Henry is addressing the president of the Second Virginia Convention, Peyton Randolph. Randolph was an influential politician in Virginia from a prominent family with deep roots in the politics of the colony. He served as the speaker of the House of Burgesses until it was dissolved by the British. Due to his position as speaker of the House, he was elected president of the first three Virginia Conventions, which continued the activities of the House of Burgesses. Randolph was also the president of the First and Second Continental Congresses in Philadelphia, though illness kept him from fully performing his duties in both cases. He was known as a political moderate and he clashed with the more liberal Henry during their tenures as representatives of the House Of Burgesses. He was also the first to bear the title of “Father of the Country.”

"the magnitude of the subject..."   (Text of Henry's Speech)

The Second Virginia Convention convened partly to address the failure of British Parliament to respond to colonial complaints about the “Intolerable Acts.” The Intolerable Acts were a set of laws passed by the British Parliament in 1774 as a reaction to the Boston Tea Party. The Boston Port Act closed Boston Harbor until the colonists repaid the king for the destroyed tea. The Massachusetts Government Act dissolved the Massachusetts Charter and brought the colony fully under British control. The Administration of Justice Act gave British officials the right to be tried on British soil, meaning that any colonists accusing British officials would have to travel to Britain for the trial as well. The Quartering Act, which went on to inspire the Third Amendment to the Constitution, gave the Royal Governors of the colonies the right to house British troops in the homes of colonists and in unoccupied buildings. The Intolerable Acts galvanized the American revolutionaries, who felt that the acts were unreasonable and oppressive. The refusal of the British government to address colonial grievances had a direct hand in the outbreak of the Revolutionary War.

"I shall speak forth my sentiments freely and without reserve. This is no time for ceremony...."   (Text of Henry's Speech)

Patrick Henry (1736–1799) had a reputation as a passionate and skilled orator who could translate lofty political discussions into common language. Henry’s speeches were famous for their impromptu nature and animated delivery. His candid speaking style and tendency to shape his rhetoric for the common man helped spread revolutionary ideals to the masses. By promising to speak “freely” and “without reserve,” Henry appeals to ethos by establishing himself as an honest, straightforward voice. He also establishes a sense of urgency by rejecting ceremoniousness in favor of plain, direct speaking.

"the House..."   (Text of Henry's Speech)

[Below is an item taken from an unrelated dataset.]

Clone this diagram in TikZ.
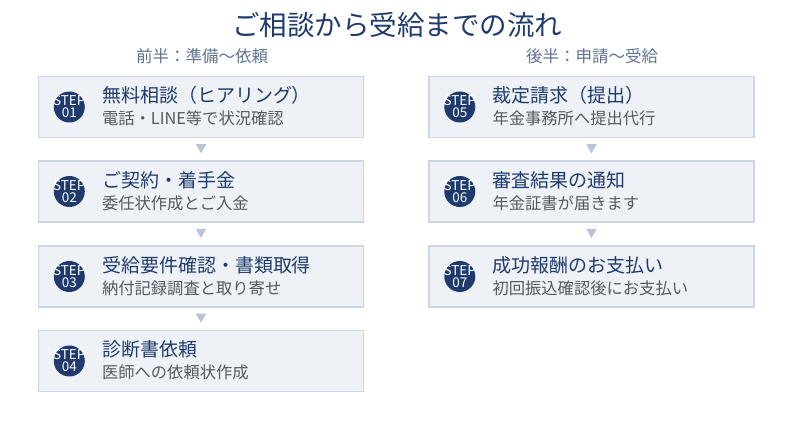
\documentclass[tikz,border=0pt]{standalone}
\usepackage{fontspec}
\setmainfont{Noto Sans CJK JP}
\usetikzlibrary{shapes.geometric,positioning}
\definecolor{navy}{HTML}{1F3B6E}
\definecolor{subgray}{HTML}{555A60}
\definecolor{halfcol}{HTML}{5F7391}
\definecolor{boxfill}{HTML}{EEF2F7}
\definecolor{boxline}{HTML}{CDD5E1}
\definecolor{arrcol}{HTML}{B9C4D4}
\tikzset{
  stepbox/.style={draw=boxline, fill=boxfill, line width=1.4pt, minimum width=325pt, minimum height=61pt, inner sep=0pt},
  badge/.style={circle, fill=navy, minimum size=31pt, inner sep=0pt},
  badgetxt/.style={inner sep=0pt, text=white, text height=9pt, text depth=0pt,
    font=\fontsize{13.5}{13.5}\selectfont},
  mainlbl/.style={anchor=west, inner sep=0pt, text=navy, font=\fontsize{19}{21}\selectfont},
  sublbl/.style={anchor=west, inner sep=0pt, text=subgray, font=\fontsize{16.3}{18}\selectfont},
  tri/.style={regular polygon, regular polygon sides=3, shape border rotate=180, fill=arrcol,
    minimum size=12pt, inner sep=0pt},
}
\newcommand{\stepitem}[6]{%
  \node[stepbox] (#1) at (#2,#3) {};
  \node[badge] (#1c) at ([xshift=31.5pt]#1.west) {};
  \node[badgetxt] (#1t) at ([yshift=5.8pt]#1c.center) {STEP};
  \node[badgetxt] (#1n) at ([yshift=-6.2pt]#1c.center) {#4};
  \node[mainlbl] (#1m) at ([xshift=64pt,yshift=11.5pt]#1.west) {#5};
  \node[sublbl] (#1s) at ([xshift=64pt,yshift=-11.5pt]#1.west) {#6};
}
\begin{document}
\begin{tikzpicture}[x=1pt,y=-1pt]
\useasboundingbox (0,0) rectangle (793,430);
\node[text=navy, font=\fontsize{27.5}{29}\selectfont] (title) at (397,25) {ご相談から受給までの流れ};
\node[text=halfcol, font=\fontsize{16.5}{18}\selectfont] (h1) at (202,56) {前半：準備〜依頼};
\node[text=halfcol, font=\fontsize{16.5}{18}\selectfont] (h2) at (592,56) {後半：申請〜受給};

\stepitem{s1}{201}{107}{01}{無料相談（ヒアリング）}{電話・LINE等で状況確認}
\stepitem{s2}{201}{191.5}{02}{ご契約・着手金}{委任状作成とご入金}
\stepitem{s3}{201}{276.5}{03}{受給要件確認・書類取得}{納付記録調査と取り寄せ}
\stepitem{s4}{201}{361}{04}{診断書依頼}{医師への依頼状作成}
\stepitem{s5}{591.5}{107}{05}{裁定請求（提出）}{年金事務所へ提出代行}
\stepitem{s6}{591.5}{191.5}{06}{審査結果の通知}{年金証書が届きます}
\stepitem{s7}{591.5}{276.5}{07}{成功報酬のお支払い}{初回振込確認後にお支払い}

\path (s1.south) -- (s2.north) node[midway, tri, yshift=2pt] {};
\path (s2.south) -- (s3.north) node[midway, tri, yshift=2pt] {};
\path (s3.south) -- (s4.north) node[midway, tri, yshift=2pt] {};
\path (s5.south) -- (s6.north) node[midway, tri, yshift=2pt] {};
\path (s6.south) -- (s7.north) node[midway, tri, yshift=2pt] {};
\end{tikzpicture}
\end{document}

“The House” refers to the House of Burgesses (1619–1776), Virginia’s legislative body and the first group of elected representatives in the colonies. The Virginia Conventions were devised after the Royal Governor of Virginia, Lord Dunmore, dissolved the House of Burgesses in 1774 to rebuke the representatives for their support of Massachusetts after the Boston Tea Party. However, rather than accepting their disbandment, the delegates decided to continue meeting without British oversight; it is this group that Henry addresses as “The House.” The House of Burgesses continued meeting in this capacity until 1776, when it transitioned into the House of Delegates.